* [WRITTEN TASK]:
Wherever the word "this" appears in a line, extract that line.

* [TASK INPUT]:
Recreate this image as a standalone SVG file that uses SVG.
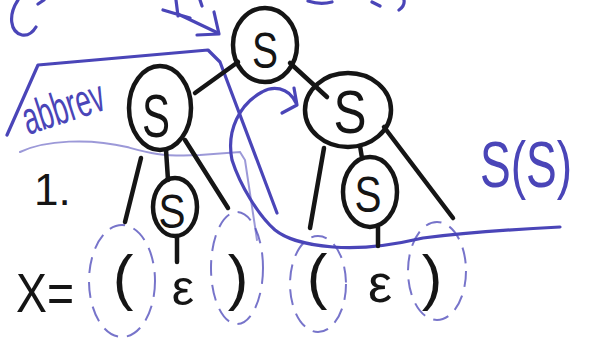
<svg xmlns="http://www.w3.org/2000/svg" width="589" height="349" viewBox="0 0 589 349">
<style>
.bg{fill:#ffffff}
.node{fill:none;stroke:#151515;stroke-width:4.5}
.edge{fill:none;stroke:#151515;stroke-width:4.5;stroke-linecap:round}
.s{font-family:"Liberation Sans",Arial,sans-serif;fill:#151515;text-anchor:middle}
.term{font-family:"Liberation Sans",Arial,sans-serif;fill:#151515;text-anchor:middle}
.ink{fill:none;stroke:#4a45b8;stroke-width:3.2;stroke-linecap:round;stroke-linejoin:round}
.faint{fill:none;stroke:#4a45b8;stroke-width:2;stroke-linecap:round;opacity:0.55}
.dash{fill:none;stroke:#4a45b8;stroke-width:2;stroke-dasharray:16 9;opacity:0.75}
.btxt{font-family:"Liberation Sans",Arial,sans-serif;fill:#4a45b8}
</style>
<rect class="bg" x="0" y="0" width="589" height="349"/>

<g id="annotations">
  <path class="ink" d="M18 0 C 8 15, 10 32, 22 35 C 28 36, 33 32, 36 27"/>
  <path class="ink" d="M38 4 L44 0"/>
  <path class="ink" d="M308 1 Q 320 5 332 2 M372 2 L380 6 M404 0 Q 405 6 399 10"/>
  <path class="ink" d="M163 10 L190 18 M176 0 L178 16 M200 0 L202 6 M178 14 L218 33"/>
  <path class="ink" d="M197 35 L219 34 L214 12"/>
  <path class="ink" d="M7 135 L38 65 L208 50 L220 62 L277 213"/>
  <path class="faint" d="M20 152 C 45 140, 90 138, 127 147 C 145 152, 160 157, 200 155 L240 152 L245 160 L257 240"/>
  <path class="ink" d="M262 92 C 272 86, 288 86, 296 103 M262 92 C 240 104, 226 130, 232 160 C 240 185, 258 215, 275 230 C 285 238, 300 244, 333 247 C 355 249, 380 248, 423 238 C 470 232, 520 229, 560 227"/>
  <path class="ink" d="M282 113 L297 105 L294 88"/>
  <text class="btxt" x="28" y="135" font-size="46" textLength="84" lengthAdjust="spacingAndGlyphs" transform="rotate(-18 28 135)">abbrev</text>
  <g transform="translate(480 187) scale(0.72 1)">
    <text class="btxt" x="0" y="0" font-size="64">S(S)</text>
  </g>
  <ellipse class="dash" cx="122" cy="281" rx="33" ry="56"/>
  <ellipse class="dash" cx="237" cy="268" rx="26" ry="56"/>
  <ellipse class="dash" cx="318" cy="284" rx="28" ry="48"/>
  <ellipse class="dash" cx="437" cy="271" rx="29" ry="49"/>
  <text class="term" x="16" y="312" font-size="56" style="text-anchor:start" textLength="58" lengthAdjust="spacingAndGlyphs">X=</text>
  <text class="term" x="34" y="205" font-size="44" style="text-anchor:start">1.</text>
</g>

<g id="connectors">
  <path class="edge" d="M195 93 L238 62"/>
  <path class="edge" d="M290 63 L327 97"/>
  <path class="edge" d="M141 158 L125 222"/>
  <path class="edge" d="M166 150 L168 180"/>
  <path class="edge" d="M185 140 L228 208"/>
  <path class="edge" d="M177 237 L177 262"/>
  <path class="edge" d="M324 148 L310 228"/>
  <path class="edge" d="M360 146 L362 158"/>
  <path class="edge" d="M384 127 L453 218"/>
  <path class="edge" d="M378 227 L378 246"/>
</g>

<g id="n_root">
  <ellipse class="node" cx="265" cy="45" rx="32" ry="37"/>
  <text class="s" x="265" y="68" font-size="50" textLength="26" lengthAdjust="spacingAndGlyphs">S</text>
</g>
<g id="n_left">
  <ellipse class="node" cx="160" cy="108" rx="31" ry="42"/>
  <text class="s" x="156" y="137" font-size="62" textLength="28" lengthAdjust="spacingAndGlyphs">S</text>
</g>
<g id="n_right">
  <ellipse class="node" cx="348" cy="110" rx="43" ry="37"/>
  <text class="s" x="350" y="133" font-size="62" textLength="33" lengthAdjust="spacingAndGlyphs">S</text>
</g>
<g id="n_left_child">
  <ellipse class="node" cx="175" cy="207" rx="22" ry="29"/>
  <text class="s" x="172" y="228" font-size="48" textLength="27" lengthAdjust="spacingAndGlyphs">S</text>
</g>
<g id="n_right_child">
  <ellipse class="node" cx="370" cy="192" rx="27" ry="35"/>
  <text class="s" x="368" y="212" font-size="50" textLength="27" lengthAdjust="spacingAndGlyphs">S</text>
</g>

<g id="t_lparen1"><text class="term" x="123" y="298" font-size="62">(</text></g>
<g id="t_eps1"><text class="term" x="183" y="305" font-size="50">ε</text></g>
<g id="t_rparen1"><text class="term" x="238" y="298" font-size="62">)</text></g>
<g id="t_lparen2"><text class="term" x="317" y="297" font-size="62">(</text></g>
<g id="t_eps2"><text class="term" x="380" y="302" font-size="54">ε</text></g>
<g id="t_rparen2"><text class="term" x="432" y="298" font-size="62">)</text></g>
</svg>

---

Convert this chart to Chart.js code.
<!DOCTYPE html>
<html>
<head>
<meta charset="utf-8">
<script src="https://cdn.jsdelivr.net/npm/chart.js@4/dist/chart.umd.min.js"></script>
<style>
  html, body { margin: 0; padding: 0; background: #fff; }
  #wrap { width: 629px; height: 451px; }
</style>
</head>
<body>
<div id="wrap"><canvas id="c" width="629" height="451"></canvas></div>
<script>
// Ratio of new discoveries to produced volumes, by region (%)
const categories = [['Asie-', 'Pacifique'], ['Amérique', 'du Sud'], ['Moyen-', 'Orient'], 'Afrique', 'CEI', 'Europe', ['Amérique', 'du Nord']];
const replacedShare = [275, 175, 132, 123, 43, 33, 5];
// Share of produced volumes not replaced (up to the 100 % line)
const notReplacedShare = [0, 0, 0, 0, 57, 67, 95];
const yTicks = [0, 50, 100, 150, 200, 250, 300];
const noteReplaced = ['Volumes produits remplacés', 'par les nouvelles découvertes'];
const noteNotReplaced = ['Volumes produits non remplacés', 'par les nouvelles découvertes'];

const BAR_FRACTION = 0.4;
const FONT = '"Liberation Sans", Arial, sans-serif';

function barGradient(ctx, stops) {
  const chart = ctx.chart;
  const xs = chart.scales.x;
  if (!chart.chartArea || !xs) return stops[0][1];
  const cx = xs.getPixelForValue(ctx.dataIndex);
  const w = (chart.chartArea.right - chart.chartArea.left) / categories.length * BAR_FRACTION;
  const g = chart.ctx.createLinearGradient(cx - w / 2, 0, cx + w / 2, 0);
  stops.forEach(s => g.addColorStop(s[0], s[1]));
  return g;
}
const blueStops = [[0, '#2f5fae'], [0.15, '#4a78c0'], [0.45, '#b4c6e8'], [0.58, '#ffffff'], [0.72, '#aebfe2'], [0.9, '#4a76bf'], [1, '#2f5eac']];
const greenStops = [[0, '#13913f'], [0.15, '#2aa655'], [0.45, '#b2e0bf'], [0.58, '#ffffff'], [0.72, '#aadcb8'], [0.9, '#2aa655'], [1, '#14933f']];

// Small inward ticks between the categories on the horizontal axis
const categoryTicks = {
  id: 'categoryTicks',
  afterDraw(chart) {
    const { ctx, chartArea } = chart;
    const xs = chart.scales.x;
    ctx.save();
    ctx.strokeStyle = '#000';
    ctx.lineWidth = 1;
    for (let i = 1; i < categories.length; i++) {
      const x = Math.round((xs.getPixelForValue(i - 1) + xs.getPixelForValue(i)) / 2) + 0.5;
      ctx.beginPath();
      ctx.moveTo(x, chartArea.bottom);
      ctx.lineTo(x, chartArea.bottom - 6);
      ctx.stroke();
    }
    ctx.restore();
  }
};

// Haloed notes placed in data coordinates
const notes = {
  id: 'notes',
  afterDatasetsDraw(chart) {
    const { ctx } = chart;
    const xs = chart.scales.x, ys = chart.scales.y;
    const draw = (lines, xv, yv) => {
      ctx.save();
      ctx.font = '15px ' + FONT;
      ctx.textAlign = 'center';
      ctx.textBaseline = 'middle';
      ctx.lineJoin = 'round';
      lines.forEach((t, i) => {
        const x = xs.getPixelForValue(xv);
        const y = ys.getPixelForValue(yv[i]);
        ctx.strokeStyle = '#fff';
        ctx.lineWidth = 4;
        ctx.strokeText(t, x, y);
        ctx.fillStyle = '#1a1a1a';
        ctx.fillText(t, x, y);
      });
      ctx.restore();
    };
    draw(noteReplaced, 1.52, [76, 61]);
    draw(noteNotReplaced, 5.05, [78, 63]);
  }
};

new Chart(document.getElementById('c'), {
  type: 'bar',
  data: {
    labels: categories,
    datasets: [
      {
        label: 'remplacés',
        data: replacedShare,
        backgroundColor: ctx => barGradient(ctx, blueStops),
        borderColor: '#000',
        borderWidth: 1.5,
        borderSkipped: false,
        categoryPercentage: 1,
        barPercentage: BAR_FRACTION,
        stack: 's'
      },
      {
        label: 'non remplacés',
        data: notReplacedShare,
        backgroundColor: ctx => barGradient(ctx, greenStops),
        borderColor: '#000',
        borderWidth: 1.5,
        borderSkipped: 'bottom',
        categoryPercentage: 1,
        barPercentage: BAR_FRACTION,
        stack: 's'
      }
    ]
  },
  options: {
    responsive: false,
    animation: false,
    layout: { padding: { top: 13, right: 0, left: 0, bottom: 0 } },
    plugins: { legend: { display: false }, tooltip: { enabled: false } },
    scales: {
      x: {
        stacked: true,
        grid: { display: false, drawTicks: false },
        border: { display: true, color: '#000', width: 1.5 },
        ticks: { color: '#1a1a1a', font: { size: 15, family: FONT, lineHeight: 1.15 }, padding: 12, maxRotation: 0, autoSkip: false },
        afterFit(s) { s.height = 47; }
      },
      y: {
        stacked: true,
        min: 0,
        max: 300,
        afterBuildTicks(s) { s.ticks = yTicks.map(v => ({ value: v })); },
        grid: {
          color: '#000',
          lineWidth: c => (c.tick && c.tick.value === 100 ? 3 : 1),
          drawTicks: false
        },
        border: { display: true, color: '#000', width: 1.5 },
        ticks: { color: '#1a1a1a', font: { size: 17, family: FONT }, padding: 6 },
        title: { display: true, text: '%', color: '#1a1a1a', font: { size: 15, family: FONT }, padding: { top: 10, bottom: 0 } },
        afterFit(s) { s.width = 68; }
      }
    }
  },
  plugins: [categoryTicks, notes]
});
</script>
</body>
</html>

* [THE OUTPUT]:
Recreate this image as a standalone SVG file that uses SVG.
Convert this chart to Chart.js code.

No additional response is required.